## Instructions for the task
Everything from the first line of the data through the line with "const norm = v => (v - vmin) / (vmax - vmin);" is to be echoed exactly, minus the pictures.

[Dataset rows]
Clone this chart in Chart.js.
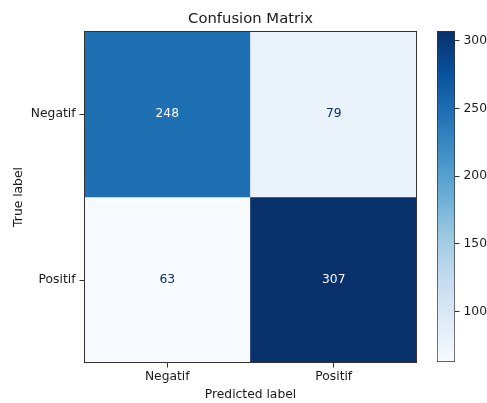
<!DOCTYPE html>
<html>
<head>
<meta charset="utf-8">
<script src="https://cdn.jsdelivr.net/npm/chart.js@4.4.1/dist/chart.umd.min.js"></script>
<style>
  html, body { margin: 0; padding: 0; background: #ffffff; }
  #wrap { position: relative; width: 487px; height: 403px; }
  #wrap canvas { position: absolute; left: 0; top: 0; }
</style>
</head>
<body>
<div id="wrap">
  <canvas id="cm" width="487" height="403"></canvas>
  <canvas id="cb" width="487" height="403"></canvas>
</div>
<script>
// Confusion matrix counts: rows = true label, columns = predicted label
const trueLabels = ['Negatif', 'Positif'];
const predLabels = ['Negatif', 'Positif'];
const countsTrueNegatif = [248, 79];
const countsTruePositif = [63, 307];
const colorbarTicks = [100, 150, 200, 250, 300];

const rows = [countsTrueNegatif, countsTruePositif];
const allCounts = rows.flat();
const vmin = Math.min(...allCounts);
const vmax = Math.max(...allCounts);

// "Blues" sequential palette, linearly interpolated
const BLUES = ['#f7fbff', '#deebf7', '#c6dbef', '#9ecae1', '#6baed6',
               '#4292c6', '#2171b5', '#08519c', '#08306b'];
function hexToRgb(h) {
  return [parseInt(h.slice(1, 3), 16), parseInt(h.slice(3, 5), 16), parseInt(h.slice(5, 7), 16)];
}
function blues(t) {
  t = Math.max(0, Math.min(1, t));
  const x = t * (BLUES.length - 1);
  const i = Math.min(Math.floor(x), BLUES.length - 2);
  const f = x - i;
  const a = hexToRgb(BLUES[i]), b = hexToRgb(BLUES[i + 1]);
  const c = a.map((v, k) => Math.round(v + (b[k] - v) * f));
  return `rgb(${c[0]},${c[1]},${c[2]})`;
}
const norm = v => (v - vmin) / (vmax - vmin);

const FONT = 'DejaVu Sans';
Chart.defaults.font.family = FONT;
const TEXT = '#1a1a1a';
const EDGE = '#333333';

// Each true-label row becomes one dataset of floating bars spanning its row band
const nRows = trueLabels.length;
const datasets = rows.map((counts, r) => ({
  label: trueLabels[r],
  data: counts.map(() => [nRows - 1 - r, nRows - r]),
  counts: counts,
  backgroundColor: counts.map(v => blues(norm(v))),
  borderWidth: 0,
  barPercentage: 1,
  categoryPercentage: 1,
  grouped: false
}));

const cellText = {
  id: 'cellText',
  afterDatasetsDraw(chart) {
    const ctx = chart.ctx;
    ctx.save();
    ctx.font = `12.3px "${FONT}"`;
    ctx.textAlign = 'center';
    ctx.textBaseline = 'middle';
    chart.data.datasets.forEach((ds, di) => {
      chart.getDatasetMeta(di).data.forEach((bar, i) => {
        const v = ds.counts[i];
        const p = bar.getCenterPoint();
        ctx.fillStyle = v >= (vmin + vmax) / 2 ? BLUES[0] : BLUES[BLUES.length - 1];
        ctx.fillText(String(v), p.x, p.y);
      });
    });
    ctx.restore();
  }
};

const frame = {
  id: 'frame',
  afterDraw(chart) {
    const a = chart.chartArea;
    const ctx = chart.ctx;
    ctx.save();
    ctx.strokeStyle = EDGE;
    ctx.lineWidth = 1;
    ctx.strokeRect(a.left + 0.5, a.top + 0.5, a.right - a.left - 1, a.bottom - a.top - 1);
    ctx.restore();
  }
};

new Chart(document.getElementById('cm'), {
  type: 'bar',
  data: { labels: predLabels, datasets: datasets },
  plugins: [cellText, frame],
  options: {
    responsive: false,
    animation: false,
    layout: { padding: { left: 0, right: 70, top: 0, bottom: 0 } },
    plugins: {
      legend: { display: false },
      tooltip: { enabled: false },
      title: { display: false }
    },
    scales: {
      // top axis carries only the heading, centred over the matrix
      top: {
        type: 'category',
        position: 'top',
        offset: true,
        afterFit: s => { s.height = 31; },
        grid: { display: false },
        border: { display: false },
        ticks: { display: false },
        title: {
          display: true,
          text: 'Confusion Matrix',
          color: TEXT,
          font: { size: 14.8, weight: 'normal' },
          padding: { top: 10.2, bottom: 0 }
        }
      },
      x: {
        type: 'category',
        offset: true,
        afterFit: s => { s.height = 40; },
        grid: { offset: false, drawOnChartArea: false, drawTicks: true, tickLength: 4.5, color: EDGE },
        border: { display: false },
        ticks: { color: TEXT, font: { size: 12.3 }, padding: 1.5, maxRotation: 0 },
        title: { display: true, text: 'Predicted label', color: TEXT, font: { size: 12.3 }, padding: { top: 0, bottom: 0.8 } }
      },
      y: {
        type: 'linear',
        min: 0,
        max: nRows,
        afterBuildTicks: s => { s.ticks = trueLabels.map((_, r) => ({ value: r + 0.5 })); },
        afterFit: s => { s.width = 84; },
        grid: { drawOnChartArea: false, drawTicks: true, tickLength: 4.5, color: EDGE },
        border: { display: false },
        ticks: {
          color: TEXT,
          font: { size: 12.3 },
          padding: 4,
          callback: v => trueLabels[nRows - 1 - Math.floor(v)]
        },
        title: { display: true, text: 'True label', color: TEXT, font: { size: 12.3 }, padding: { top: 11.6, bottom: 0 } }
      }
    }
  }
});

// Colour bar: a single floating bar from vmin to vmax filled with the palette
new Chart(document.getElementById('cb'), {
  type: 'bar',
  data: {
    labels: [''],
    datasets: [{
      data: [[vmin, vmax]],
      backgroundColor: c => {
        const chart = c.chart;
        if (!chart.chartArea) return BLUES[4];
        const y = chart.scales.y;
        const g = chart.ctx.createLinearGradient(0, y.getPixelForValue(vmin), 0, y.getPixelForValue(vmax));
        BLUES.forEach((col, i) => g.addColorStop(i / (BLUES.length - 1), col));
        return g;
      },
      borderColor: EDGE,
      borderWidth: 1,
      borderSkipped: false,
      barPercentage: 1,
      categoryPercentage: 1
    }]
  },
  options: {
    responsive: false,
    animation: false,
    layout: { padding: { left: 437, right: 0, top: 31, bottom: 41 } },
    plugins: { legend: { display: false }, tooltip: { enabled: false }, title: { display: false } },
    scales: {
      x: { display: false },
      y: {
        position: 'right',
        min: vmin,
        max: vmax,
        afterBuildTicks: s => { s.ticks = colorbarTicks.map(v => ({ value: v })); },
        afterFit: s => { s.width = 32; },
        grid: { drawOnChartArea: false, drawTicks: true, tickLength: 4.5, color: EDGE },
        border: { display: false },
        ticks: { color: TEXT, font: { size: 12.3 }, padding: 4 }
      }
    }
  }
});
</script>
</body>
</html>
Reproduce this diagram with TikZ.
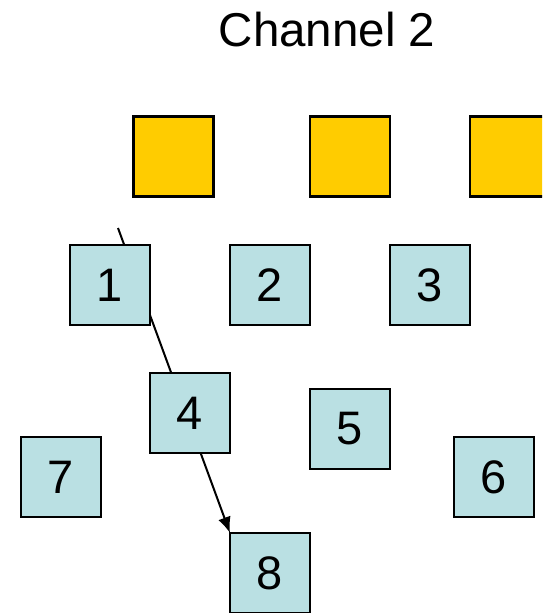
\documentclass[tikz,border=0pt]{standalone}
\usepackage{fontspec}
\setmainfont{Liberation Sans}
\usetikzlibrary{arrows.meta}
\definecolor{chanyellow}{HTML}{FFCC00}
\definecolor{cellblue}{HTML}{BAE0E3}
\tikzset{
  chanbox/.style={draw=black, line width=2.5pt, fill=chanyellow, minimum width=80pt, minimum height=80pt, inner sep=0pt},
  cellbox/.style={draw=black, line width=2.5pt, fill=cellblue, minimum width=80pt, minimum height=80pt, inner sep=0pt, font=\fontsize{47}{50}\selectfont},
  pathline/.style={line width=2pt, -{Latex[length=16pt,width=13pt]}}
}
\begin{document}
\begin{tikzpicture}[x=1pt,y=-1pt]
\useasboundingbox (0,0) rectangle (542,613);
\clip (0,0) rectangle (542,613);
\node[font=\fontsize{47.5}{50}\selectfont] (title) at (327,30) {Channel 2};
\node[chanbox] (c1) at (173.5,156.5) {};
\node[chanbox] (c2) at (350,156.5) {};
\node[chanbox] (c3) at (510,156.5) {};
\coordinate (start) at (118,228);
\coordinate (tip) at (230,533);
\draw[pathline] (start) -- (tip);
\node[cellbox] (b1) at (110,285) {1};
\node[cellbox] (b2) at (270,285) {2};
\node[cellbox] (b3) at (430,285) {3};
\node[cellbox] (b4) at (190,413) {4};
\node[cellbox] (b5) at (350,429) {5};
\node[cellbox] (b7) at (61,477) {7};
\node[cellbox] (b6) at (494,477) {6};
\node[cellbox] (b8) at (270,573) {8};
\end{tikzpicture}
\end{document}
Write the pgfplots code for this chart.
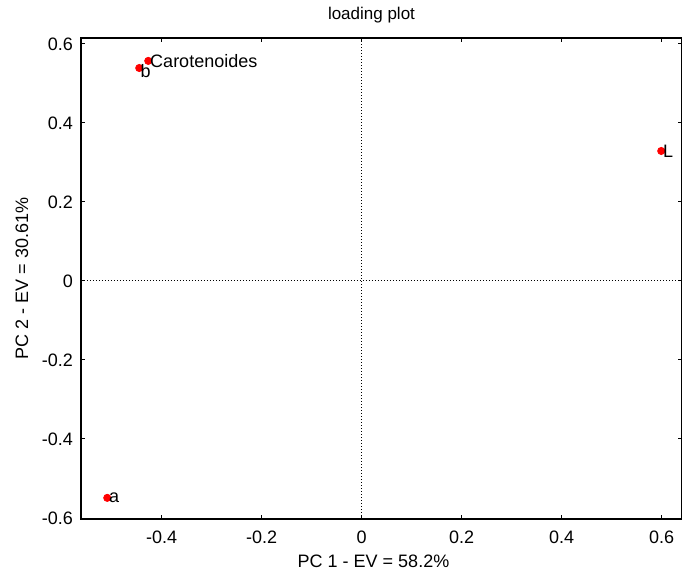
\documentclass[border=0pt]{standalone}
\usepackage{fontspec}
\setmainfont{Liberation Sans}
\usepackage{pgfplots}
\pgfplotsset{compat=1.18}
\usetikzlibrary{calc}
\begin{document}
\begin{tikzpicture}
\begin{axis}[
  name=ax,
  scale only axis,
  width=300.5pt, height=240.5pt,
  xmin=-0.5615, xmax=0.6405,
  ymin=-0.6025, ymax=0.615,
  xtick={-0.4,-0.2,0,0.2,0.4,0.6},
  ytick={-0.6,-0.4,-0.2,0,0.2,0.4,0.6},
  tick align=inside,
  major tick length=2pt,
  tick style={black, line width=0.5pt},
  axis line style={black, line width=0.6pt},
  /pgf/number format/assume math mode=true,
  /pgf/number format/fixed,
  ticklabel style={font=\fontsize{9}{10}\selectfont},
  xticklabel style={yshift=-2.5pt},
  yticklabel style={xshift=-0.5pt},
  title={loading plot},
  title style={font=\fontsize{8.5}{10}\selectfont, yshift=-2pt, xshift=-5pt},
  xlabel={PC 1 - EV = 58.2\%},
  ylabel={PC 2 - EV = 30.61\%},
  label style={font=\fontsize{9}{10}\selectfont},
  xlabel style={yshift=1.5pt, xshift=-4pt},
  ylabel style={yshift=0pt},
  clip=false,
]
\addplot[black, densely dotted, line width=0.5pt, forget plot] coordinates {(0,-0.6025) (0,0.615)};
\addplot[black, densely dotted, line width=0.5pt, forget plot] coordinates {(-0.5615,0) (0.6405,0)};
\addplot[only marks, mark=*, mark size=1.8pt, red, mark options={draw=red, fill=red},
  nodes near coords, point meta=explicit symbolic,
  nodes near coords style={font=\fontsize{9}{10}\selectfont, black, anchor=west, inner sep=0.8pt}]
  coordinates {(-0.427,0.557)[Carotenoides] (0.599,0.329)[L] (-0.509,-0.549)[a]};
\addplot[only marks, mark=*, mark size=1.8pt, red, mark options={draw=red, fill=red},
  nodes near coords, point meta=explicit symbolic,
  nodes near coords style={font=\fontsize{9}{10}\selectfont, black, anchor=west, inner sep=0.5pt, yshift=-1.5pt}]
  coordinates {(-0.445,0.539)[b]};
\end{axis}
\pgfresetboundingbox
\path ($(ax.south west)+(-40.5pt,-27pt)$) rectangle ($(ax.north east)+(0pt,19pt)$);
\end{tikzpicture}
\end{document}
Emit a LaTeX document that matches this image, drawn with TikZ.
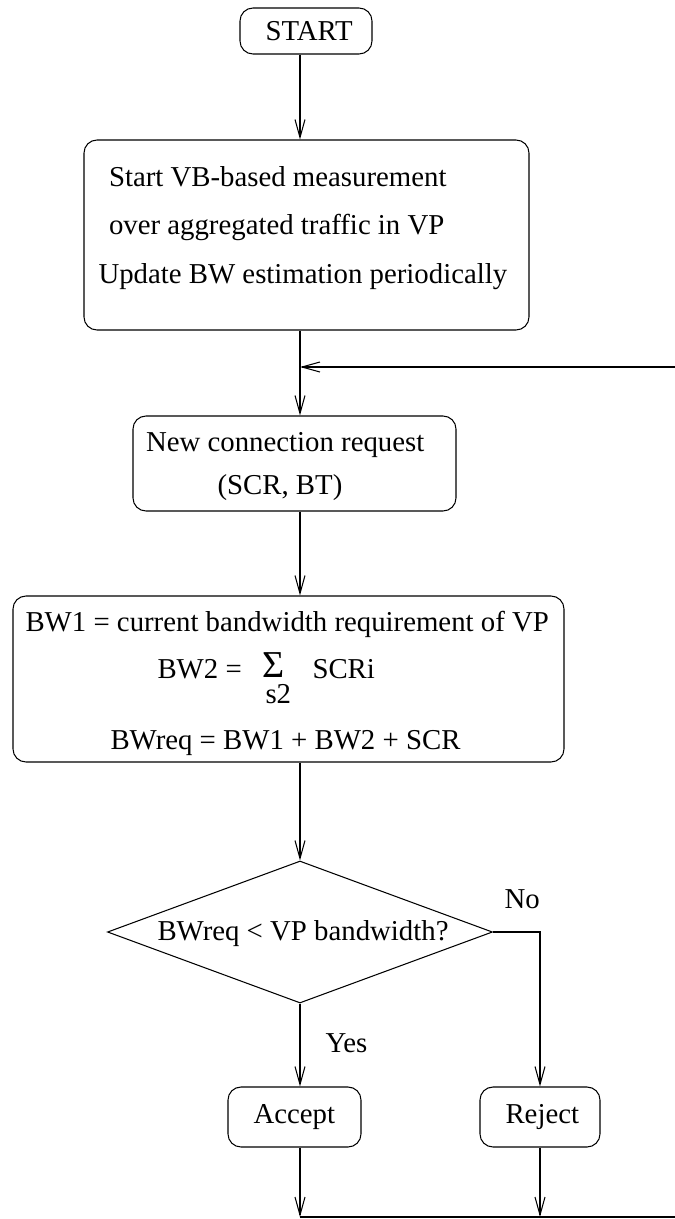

## Reply to the exercise
Clone this chart in Chart.js.
<!DOCTYPE html>
<html>
<head>
<meta charset="utf-8">
<script src="https://cdn.jsdelivr.net/npm/chart.js@4.4.1/dist/chart.umd.min.js"></script>
<style>
  html, body { margin: 0; padding: 0; background: #ffffff; }
  #wrap { position: relative; width: 487px; height: 403px; }
  #wrap canvas { position: absolute; left: 0; top: 0; }
</style>
</head>
<body>
<div id="wrap">
  <canvas id="cm" width="487" height="403"></canvas>
  <canvas id="cb" width="487" height="403"></canvas>
</div>
<script>
// Confusion matrix counts: rows = true label, columns = predicted label
const trueLabels = ['Negatif', 'Positif'];
const predLabels = ['Negatif', 'Positif'];
const countsTrueNegatif = [248, 79];
const countsTruePositif = [63, 307];
const colorbarTicks = [100, 150, 200, 250, 300];

const rows = [countsTrueNegatif, countsTruePositif];
const allCounts = rows.flat();
const vmin = Math.min(...allCounts);
const vmax = Math.max(...allCounts);

// "Blues" sequential palette, linearly interpolated
const BLUES = ['#f7fbff', '#deebf7', '#c6dbef', '#9ecae1', '#6baed6',
               '#4292c6', '#2171b5', '#08519c', '#08306b'];
function hexToRgb(h) {
  return [parseInt(h.slice(1, 3), 16), parseInt(h.slice(3, 5), 16), parseInt(h.slice(5, 7), 16)];
}
function blues(t) {
  t = Math.max(0, Math.min(1, t));
  const x = t * (BLUES.length - 1);
  const i = Math.min(Math.floor(x), BLUES.length - 2);
  const f = x - i;
  const a = hexToRgb(BLUES[i]), b = hexToRgb(BLUES[i + 1]);
  const c = a.map((v, k) => Math.round(v + (b[k] - v) * f));
  return `rgb(${c[0]},${c[1]},${c[2]})`;
}
const norm = v => (v - vmin) / (vmax - vmin);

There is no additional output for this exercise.